Britain Watch will take up the distribution of abilities by social class and ethnic group more fully in a forthcoming article.

What should be done?

  • The Equalities Act 2010 and sections 35-38 of the Race Relations Act 1976 should be repealed.  The Equalities and Human Rights Commission should be abolished.
  • The House of Lords Constitution Committee on Judicial Appointments should be ignored.
  • More generally, bringing pressure to bear on employers, whether private or public, by any means, whether by contract compliance, considerations of diversity or any other means explicit or implicit,  to appoint anyone except on the grounds exclusively of capability and commitment to do a job, should be unlawful.
  • Likewise requests to fill up ethnic or racial origins boxes in job application forms, visitor books at museums or any other facility, should be outlawed.
  • Men should not accept the pressure to appoint women as women or minorities as minorities to jobs at any level as “the way things are”; they should fight it by stressing capability and relevant achievement in the field as the only criteria for promotion or appointment.


[1] Section 37 of the Race Relations Act (RRA)1976 is also discriminating against native Britons, but in a relatively mild way.  This section was inserted in order to allow industry training boards to put on training courses for a limited period of 12 months just for ethnic minority groups which the potential employers could show were “under-represented” in the skills they wished to employ.  The BBC in 1995, in Manchester, decided to use this clause to advertise six “traineeships” restricted to Blacks and Asians.  This writer enlisted the help of Sir Nicholas Winterton, then MP for Macclesfield, to stop the BBC continuing with this blatant anti-English racialism, pointing out that the BBC traineeships were not training in the RRA sense, but salaried posts (salary up to £32,000) much sought after by well-qualified graduates, including those from Manchester University.  Under continued pressure the BBC shamefacedly withdrew the offending advert and promised to stop the scheme.  The question remaining of course is why people in the BBC should seek to discriminate against other British applicants.

[2] Where a Jewish grandfather allowed you to be classed as German, if your mother and father were “Aryan”.

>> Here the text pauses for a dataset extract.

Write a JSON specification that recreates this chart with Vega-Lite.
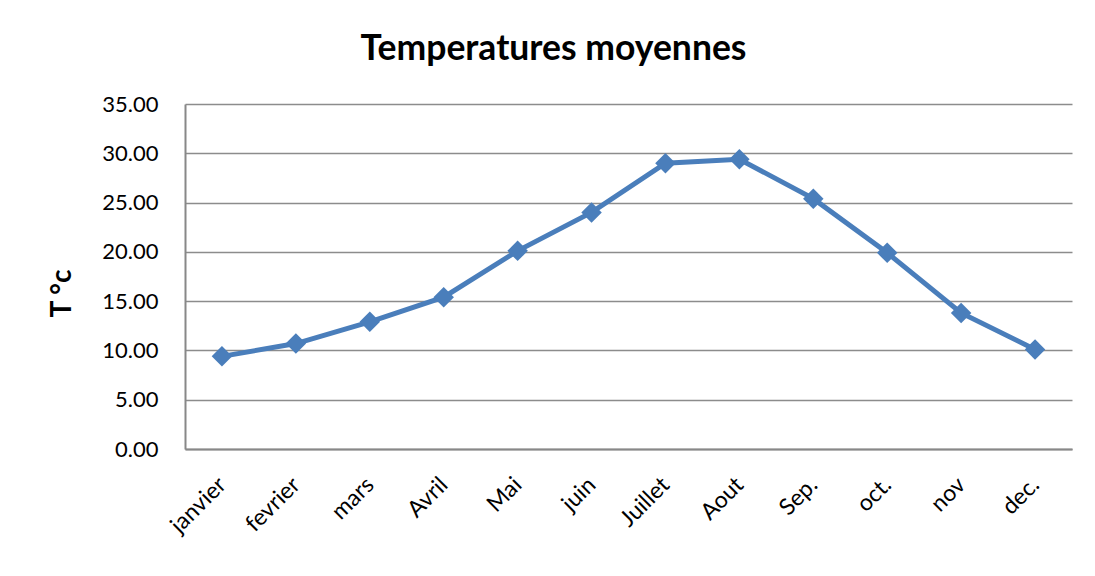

[3] Recent headlines include: “FTSE giants slam door on women executives”, “Women’s Day” at the Stock Exchange (patronised by Nick Clegg, Deputy Leader of the British coalition government), “Glass ceiling starts at 30”, and so on.

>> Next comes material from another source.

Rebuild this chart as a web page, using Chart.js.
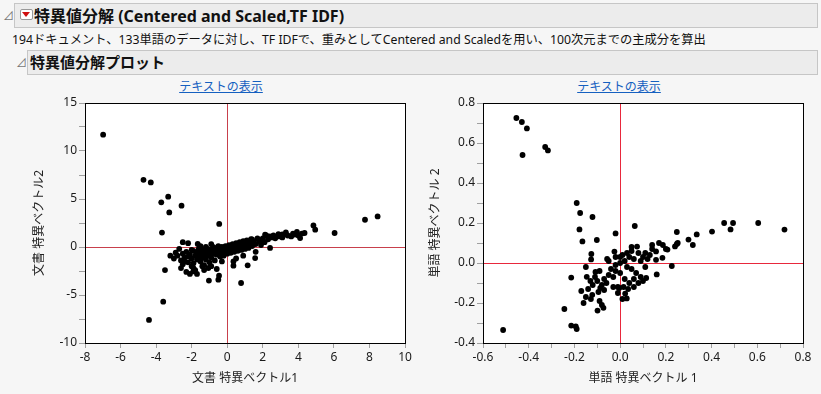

[4] Department of Business, Innovation, and Skills Report “Women on Boards”, 13 March 2012.

[5] Legislation was passed in Norway in 2003 to require publicly listed companies (plcs) to increase the proportion of women from the (then) 9% to 40% by 2005.  On January 1st 2006 these companies in Norway were given 2 years to comply or be dissolved.

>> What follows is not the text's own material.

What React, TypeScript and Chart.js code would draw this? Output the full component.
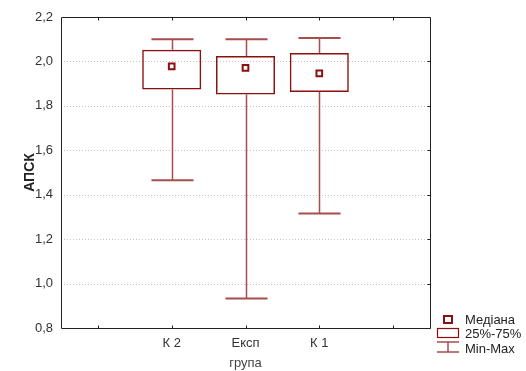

[6] Associate Professor (UK senior lecturer equivalent) Amy Dittmar and Assistant Professor Kenneth Ahern (lecturer equivalent).

[7] Q ratio = Total Market Value of Firm divided by Total Book Value of Assets.  This is a measure of how well a company is using its assets.

[8] Some men are, or have been, members of 6 or 7 British boards, but this is hardly a model to follow – owing more to “contacts” than ability.

[9] It has however repeatedly threatened to relocate to Hong Kong.

[10] This would put the Tribunal in an excruciating position: which “equality” trumps the other in the diversity stakes – race or gender?

[11] Harvard, Massachusetts Institute of Technology and Yale were number 2, 3 and 4.

[12] Thus the distinguished French scholar Martin Harris, formerly Vice Chancellor of Manchester University, has been replaced at the “Office of Fair Admissions” by someone promising to use the “full force of his powers” to punish  universities not conforming to the government’s social engineering agenda.

[13] A quarter of state pupils leave school at 16 with no academic qualifications at all.

[14] This fact alone means that it is literally impossible for all the universities running the full range of physics, chemistry, engineering and mathematics course (primarily the Russell Group of 25 universities) to meet the government’s social engineering objective of taking 75-80% of their students from state schools.